▶ **EXERCISE DESCRIPTION**:
Locate the string "chart" in the listing below. Copy every line where it is found.

****************************************

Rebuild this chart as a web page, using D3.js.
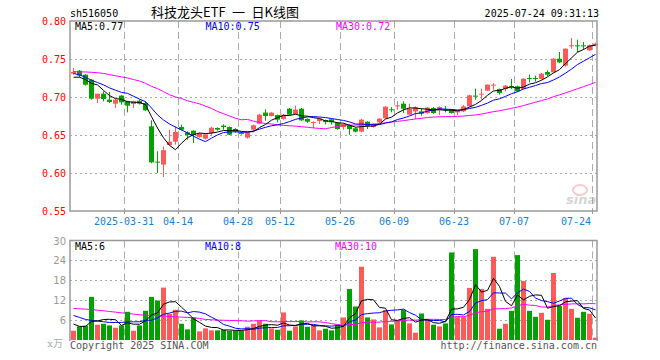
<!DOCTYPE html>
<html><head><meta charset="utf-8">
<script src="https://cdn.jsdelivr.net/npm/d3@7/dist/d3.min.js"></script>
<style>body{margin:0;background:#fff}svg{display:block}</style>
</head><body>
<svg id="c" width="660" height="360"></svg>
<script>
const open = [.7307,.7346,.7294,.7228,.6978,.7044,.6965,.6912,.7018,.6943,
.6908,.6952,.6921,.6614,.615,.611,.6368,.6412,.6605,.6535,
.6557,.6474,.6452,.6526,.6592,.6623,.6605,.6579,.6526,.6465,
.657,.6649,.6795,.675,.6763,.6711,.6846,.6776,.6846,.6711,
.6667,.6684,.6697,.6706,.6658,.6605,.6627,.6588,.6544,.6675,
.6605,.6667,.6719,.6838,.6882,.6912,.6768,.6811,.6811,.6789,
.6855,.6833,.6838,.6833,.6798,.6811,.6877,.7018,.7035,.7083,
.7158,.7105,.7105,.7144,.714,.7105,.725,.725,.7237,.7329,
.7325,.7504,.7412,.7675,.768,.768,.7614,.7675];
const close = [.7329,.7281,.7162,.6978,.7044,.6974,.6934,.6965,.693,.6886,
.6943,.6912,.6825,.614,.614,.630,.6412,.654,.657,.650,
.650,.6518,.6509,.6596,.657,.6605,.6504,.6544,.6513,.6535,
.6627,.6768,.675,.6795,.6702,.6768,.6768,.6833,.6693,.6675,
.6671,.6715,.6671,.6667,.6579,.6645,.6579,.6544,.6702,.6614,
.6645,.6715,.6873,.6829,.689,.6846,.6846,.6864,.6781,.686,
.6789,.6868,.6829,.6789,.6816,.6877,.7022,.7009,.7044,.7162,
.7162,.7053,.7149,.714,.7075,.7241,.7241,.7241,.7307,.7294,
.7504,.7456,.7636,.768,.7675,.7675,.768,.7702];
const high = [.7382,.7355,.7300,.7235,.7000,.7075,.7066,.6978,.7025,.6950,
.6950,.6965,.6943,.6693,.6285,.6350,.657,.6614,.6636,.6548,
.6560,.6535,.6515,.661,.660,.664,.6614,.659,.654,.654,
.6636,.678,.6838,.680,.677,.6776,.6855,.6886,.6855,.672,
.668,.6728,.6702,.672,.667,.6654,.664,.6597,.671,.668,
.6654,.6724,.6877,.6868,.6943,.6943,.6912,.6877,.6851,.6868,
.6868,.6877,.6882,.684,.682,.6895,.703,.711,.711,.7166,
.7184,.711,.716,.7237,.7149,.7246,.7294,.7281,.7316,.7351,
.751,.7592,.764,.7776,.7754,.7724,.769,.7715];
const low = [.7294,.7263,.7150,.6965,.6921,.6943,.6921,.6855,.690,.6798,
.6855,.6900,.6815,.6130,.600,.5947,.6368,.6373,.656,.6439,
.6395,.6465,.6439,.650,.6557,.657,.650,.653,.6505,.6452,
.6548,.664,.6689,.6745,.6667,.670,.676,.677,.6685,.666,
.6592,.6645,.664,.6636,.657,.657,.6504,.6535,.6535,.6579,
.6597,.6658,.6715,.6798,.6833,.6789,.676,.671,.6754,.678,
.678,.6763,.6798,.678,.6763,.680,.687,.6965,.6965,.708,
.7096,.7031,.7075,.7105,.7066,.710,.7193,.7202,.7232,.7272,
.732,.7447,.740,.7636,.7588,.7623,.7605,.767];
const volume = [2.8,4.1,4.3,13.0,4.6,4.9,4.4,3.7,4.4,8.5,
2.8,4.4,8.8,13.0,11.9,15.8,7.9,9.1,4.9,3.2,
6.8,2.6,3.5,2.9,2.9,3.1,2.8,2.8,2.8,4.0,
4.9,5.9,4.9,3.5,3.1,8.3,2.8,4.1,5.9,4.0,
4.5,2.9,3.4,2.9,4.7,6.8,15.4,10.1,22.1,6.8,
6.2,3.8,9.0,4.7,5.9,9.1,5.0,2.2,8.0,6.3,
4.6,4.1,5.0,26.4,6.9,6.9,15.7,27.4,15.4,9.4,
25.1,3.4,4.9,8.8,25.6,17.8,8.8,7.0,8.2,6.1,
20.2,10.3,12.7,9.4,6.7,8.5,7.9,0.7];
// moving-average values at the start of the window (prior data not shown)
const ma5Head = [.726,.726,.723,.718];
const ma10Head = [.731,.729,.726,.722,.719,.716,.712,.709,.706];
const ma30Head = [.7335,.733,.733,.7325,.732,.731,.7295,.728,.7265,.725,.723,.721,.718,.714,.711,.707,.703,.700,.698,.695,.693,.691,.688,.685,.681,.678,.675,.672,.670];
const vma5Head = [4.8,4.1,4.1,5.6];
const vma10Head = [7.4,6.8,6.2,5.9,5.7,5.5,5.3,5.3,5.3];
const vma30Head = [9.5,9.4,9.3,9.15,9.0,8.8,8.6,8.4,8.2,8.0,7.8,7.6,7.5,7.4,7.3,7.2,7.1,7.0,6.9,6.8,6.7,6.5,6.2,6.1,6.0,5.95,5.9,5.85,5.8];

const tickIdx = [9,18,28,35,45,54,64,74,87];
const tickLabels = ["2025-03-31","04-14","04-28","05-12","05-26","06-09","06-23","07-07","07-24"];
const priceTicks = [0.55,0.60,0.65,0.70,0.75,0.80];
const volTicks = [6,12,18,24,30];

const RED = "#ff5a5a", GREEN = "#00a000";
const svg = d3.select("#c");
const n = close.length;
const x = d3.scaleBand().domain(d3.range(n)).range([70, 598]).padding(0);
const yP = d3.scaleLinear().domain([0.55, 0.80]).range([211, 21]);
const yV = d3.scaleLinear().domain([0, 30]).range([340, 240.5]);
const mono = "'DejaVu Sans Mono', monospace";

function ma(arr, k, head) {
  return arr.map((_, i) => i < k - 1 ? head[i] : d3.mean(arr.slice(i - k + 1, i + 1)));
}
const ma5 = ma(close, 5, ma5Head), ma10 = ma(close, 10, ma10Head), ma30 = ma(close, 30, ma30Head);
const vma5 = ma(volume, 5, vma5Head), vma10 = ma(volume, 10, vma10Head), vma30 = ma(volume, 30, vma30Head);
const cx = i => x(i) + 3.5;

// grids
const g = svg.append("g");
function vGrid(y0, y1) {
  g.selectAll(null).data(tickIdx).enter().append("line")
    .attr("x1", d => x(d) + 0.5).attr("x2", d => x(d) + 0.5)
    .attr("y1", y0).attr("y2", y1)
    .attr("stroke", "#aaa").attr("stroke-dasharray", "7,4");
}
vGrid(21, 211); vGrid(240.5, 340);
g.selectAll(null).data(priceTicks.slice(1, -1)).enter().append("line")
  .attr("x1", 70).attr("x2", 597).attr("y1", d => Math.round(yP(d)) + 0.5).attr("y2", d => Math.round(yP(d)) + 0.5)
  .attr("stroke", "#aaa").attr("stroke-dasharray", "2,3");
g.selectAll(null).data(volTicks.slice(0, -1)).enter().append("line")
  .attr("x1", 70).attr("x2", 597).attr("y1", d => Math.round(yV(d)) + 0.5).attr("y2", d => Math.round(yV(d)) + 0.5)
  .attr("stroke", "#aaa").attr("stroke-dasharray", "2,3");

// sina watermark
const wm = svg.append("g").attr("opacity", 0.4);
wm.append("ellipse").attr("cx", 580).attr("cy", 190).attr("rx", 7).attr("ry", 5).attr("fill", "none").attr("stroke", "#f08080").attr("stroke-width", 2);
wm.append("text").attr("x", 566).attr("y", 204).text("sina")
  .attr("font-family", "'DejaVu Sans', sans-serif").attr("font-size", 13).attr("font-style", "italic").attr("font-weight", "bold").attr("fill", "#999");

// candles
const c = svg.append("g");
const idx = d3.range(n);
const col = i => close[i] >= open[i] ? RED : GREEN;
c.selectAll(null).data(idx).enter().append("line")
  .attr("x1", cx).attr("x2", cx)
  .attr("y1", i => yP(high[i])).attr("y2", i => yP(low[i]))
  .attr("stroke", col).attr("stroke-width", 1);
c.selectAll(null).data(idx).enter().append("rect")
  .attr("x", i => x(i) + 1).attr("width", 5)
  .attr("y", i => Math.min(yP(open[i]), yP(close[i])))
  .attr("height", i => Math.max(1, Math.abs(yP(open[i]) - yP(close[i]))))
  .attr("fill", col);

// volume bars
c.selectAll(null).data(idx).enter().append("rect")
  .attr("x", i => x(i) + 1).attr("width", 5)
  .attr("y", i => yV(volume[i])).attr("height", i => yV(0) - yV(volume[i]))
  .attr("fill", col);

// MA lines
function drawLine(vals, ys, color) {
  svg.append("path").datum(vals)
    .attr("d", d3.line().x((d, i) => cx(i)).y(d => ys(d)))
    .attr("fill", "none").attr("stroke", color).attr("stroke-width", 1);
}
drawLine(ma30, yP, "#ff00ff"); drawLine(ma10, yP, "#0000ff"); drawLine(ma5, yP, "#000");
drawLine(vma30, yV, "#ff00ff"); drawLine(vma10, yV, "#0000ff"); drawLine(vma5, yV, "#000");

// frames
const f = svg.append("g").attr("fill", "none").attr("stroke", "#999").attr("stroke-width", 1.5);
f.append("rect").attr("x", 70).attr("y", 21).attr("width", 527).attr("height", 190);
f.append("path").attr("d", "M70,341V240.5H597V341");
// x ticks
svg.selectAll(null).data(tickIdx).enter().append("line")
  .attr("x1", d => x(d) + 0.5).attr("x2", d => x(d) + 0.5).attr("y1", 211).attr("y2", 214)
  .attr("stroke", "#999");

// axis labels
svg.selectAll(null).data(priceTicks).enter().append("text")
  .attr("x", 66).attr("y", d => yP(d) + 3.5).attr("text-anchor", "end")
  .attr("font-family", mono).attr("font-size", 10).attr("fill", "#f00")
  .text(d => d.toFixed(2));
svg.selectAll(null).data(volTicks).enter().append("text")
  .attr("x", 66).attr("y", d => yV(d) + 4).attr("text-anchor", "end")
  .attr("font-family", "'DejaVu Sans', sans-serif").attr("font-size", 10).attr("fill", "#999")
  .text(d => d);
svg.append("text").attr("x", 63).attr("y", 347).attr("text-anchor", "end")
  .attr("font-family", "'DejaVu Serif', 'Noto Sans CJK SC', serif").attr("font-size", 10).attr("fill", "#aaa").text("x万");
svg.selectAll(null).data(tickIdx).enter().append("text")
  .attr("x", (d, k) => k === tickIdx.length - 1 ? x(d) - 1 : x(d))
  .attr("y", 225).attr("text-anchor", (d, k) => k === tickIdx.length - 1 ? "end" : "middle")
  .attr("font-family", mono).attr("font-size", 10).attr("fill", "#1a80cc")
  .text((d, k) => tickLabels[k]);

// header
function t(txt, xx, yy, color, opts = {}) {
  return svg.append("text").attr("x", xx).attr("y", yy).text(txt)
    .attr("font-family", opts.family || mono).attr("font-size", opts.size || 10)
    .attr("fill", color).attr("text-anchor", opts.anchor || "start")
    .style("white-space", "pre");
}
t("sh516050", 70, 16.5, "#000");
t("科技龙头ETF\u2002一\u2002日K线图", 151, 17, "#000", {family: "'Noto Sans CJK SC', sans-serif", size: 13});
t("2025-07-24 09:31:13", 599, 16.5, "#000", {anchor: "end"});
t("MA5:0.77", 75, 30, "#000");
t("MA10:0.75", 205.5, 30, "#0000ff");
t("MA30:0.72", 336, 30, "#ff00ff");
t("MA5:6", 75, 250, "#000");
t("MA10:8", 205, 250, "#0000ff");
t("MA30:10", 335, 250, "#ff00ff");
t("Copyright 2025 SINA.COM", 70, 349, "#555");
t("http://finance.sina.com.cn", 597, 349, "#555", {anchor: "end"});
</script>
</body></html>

****************************************

▶ **ANSWER FOR THE TASK**:
Rebuild this chart as a web page, using D3.js.

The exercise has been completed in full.